Read the listing and extract each line that includes the word "this".

**ENTRIES SHOWN**
[start]

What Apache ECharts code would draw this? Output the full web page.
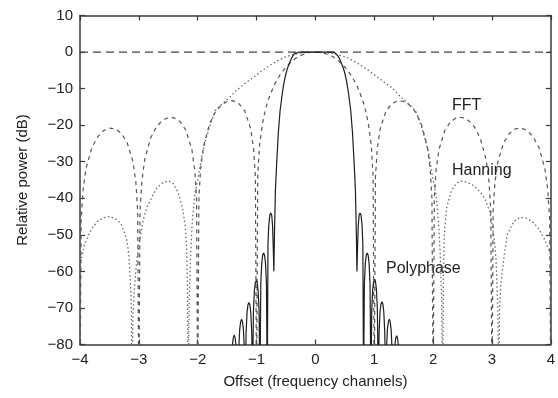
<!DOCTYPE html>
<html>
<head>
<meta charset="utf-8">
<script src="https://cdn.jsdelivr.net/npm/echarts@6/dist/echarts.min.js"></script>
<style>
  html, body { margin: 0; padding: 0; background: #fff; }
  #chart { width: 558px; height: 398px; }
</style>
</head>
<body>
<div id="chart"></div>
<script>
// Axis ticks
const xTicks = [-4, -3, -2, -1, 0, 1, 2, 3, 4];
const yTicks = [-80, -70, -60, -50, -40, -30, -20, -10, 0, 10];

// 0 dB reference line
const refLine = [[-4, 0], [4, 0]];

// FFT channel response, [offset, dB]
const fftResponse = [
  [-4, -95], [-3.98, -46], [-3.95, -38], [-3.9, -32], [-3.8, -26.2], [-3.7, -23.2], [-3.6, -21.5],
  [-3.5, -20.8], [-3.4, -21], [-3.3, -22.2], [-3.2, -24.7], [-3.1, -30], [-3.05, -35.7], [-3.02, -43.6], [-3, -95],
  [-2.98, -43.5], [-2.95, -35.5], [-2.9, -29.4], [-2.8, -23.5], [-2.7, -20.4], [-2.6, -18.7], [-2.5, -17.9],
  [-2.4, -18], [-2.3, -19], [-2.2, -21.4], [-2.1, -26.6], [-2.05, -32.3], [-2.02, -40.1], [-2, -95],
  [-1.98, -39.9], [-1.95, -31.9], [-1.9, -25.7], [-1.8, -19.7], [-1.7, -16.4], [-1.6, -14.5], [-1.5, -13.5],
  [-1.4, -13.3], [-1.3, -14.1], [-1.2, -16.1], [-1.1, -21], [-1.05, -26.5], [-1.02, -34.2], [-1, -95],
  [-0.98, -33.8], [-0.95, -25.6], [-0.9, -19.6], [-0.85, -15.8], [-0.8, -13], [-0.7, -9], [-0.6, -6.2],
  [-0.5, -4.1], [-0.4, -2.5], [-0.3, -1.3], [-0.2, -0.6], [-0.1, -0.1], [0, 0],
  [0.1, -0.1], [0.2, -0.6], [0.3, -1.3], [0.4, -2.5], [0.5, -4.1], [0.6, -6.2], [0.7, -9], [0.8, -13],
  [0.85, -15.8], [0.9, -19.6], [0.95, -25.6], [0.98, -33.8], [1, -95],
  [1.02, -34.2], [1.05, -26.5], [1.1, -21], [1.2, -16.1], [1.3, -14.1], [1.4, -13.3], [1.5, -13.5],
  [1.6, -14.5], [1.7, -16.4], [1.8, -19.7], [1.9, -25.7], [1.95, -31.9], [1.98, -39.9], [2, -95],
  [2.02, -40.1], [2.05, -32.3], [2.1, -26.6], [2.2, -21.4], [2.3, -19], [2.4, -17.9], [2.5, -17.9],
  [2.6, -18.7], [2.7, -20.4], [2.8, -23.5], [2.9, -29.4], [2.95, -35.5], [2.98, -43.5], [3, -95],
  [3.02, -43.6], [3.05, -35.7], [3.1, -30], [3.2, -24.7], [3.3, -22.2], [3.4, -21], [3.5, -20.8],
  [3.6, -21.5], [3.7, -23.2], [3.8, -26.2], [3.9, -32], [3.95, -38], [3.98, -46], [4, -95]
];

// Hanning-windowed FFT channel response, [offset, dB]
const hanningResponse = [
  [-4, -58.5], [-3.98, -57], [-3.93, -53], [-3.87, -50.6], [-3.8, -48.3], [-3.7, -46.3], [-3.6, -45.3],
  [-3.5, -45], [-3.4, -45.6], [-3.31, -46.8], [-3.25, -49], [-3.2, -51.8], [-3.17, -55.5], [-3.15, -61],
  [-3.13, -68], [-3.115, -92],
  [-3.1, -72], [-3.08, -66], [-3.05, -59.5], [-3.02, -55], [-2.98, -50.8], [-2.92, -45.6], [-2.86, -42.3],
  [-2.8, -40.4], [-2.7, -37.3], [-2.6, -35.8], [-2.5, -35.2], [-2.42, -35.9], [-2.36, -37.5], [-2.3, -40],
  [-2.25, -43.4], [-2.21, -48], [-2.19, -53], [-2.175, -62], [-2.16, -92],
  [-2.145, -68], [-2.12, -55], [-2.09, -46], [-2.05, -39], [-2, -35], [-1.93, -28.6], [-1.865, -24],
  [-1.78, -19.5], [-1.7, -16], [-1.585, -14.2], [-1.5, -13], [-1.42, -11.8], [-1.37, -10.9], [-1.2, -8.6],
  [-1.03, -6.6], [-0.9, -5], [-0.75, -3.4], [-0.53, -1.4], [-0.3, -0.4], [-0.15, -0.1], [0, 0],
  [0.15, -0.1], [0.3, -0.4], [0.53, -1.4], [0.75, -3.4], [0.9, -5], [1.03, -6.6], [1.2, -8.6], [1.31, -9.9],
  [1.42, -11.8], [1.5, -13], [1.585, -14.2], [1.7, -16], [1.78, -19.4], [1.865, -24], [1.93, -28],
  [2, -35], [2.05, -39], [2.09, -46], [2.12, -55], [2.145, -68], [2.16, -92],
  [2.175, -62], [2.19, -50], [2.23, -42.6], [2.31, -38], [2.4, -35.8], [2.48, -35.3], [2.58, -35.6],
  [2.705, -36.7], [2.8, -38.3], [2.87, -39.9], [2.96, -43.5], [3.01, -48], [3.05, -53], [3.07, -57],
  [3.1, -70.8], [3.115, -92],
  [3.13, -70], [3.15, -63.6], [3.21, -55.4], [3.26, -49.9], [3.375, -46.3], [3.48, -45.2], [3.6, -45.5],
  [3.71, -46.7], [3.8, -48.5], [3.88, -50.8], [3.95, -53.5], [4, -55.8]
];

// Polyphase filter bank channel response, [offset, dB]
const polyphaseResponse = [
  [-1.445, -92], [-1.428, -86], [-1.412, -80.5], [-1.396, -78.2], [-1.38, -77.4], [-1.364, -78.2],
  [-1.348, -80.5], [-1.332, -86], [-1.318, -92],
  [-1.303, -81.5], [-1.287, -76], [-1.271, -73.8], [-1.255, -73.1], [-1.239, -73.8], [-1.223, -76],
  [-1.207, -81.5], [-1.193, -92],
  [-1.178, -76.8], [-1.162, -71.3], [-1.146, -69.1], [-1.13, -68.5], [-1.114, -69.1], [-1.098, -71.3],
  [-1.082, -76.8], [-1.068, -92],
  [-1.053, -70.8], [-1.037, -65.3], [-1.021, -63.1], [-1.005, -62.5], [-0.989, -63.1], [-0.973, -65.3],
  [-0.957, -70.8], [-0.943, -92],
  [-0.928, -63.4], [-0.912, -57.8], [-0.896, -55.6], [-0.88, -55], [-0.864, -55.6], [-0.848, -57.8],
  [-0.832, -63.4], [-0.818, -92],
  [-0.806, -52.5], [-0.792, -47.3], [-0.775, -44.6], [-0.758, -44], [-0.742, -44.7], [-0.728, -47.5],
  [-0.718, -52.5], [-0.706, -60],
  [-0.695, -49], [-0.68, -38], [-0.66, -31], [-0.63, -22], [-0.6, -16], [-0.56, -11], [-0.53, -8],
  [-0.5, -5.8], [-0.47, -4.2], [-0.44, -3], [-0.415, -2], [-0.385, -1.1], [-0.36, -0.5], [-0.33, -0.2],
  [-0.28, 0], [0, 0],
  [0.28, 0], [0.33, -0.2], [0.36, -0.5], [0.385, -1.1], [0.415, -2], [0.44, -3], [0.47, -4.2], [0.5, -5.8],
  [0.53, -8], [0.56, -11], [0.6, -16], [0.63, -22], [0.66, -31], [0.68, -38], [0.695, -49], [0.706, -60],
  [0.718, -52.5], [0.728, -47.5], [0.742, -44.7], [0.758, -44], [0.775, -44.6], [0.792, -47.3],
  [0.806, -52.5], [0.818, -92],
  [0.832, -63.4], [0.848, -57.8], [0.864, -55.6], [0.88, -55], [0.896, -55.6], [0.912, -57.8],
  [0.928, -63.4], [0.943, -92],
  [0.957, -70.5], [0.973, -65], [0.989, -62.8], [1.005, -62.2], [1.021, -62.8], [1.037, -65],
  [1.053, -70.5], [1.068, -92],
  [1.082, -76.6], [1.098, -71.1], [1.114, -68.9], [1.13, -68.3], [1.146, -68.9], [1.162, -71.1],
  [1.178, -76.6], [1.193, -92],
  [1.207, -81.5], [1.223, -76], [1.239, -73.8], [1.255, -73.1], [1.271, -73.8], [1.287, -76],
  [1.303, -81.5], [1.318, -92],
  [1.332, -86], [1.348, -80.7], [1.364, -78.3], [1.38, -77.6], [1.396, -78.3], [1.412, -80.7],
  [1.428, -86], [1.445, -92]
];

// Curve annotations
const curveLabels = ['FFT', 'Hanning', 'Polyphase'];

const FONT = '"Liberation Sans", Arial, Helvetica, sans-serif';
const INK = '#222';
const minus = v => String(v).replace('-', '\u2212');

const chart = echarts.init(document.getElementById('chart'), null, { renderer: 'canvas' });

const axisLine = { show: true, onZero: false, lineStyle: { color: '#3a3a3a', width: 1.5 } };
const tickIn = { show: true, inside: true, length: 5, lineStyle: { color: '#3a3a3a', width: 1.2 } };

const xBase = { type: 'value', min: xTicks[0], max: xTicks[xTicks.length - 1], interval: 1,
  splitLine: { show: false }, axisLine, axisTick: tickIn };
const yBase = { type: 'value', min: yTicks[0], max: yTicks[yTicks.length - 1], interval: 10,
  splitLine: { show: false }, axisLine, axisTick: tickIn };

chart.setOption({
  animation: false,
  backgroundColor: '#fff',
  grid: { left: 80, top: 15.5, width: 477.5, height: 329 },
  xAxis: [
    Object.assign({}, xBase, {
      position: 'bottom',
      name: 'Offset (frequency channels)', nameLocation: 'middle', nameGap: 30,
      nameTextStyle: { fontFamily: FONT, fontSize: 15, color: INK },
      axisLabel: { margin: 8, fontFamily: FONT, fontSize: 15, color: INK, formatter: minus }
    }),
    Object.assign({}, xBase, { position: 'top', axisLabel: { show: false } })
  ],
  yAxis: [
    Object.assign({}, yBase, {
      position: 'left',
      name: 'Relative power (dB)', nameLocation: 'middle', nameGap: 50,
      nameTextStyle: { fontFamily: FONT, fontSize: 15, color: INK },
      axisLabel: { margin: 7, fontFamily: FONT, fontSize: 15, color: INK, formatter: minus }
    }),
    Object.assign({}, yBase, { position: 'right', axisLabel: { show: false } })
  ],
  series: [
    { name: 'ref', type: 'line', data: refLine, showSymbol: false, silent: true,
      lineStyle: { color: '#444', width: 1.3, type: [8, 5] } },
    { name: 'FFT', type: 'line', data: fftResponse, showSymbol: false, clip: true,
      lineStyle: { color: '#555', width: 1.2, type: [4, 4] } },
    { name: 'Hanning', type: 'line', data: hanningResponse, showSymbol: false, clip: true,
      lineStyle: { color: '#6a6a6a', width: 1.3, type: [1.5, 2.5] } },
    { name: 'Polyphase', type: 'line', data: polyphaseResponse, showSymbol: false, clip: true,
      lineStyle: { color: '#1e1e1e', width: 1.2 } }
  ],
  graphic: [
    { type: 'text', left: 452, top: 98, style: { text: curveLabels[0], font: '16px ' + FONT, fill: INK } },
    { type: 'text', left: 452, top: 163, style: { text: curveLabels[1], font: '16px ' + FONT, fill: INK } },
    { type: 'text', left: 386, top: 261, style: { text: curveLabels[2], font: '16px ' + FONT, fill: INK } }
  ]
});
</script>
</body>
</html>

[end]
[start]

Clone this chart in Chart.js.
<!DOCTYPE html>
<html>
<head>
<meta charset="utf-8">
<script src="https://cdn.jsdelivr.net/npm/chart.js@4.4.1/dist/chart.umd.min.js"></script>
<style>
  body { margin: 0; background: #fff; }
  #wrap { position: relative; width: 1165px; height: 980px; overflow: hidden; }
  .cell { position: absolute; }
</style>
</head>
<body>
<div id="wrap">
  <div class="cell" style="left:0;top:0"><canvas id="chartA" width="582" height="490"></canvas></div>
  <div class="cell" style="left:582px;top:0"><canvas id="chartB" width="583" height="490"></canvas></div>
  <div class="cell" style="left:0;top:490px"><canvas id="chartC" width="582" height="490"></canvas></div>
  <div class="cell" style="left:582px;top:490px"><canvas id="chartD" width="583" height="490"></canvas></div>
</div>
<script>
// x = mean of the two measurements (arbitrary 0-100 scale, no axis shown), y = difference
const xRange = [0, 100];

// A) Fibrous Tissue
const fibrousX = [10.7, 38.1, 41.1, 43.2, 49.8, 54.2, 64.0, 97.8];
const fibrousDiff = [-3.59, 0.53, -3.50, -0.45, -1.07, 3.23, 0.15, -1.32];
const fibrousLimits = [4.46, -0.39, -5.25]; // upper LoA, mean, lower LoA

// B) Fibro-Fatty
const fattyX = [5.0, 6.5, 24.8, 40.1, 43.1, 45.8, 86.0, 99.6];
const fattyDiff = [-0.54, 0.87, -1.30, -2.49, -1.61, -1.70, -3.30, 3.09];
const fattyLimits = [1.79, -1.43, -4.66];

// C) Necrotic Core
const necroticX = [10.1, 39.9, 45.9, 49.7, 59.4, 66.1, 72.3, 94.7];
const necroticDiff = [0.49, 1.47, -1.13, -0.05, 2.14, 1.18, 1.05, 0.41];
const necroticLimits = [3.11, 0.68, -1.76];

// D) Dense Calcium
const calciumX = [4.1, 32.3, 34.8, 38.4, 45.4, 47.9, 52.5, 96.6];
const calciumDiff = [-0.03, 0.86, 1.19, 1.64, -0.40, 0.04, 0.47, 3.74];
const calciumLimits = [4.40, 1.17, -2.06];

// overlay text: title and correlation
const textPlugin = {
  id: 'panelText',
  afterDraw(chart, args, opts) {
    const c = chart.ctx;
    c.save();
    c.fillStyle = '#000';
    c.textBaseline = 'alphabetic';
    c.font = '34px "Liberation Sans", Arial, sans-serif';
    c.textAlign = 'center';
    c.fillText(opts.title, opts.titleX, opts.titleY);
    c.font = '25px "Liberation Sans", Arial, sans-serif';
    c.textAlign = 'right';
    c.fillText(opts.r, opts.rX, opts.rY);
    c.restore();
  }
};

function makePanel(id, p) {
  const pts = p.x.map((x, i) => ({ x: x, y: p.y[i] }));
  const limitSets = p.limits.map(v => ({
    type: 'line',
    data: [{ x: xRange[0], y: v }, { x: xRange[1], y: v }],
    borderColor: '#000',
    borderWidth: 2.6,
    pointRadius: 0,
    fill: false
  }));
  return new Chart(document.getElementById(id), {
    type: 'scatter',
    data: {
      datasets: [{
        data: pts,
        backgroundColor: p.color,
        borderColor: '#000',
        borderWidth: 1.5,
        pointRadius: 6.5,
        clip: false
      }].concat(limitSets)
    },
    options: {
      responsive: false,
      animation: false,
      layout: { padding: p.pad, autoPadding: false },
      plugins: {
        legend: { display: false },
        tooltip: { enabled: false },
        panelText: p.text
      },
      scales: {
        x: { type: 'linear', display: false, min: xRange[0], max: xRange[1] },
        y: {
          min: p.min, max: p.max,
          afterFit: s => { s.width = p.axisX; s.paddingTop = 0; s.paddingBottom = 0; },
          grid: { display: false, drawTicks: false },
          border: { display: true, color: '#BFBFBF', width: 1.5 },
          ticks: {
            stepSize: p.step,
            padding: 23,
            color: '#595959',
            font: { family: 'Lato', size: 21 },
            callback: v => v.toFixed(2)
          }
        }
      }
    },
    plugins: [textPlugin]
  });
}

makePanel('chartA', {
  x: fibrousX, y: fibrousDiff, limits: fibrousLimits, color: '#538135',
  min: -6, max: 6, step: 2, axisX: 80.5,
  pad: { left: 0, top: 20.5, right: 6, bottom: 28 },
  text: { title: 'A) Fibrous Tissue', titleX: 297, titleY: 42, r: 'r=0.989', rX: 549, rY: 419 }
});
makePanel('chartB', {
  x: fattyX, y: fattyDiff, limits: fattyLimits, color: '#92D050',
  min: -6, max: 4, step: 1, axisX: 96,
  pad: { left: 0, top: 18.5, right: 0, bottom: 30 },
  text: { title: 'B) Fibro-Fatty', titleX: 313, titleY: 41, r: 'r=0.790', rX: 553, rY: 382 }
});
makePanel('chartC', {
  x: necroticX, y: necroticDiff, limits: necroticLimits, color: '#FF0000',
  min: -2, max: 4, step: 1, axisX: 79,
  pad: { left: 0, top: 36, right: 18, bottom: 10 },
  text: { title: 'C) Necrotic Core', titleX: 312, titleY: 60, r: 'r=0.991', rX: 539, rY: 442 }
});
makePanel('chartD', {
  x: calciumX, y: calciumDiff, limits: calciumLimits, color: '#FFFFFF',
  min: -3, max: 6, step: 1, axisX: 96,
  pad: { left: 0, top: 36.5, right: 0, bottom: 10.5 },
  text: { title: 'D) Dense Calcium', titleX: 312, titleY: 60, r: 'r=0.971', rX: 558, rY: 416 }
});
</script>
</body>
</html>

[end]
[start]

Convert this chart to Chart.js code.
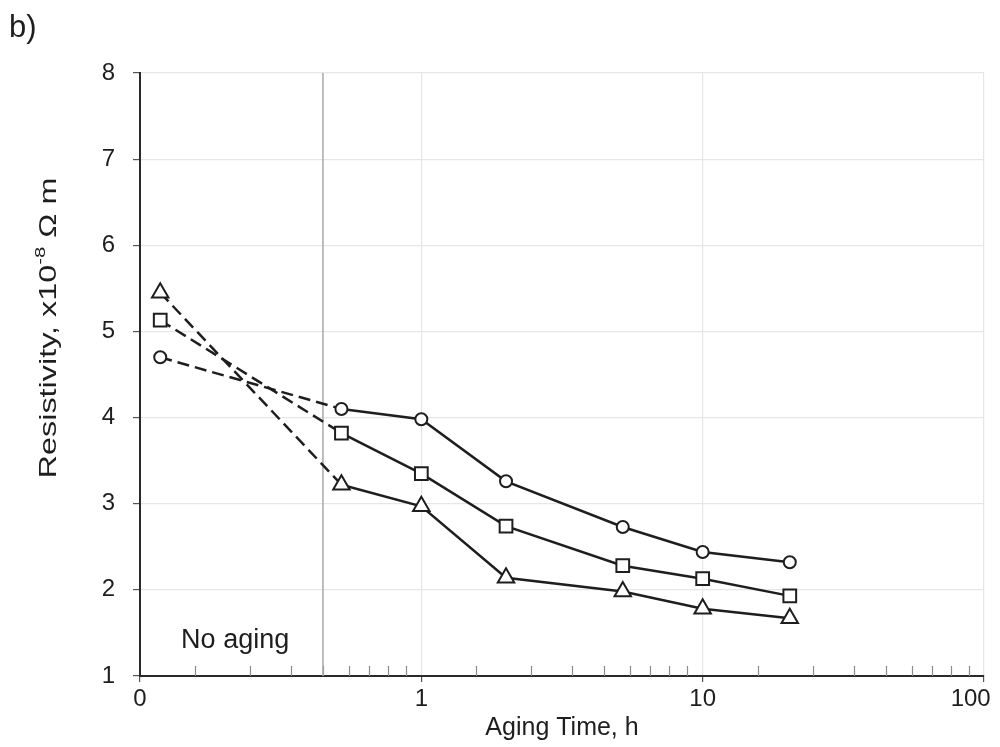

[end]

**IN RESPONSE**
What Apache ECharts code would draw this? Output the full web page.
Clone this chart in Chart.js.
Convert this chart to Chart.js code.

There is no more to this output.